Some customers are angry that neither state officials nor anyone else will tell them when they can expect to get their money and that they have not even been kept abreast of the investigation. Calls to the Department of Corporations, their real estate brokers and others usually yield no information, they asserted.

Getting a Runaround

“It’s peoples’ life savings, and they’re toying around with it like it means nothing,” said Alan Bloom, 26, whose sale of a Canoga Park condominium collapsed with the Escrow Shoppe. “They’re giving people the total runaround.”

Buyers and sellers of real estate use escrow companies to ensure that certain conditions are met--that a property title search has been conducted, for example--before a sale is made final. The escrow firms also hold and transfer any payments between the parties until then. Frequently, each party is required to make a “good-faith” deposit of a few thousand dollars simply to open escrow.
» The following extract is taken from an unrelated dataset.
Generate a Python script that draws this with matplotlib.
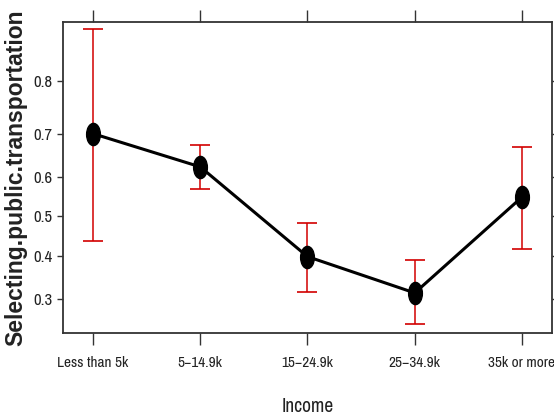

People often do not have a particular escrow firm that they want to use, so they look to their broker to pick one. But the Escrow Shoppe case illustrates how people should not hesitate to investigate which escrow firm they are using, experts said.

‘Question the Broker’

Customers “should question the broker where they’re going to take the escrow,” said Ed Moore, president of Townsgate Escrow in Thousand Oaks. “How long have they been in business? Are they in good stead with the Department of Corporations?”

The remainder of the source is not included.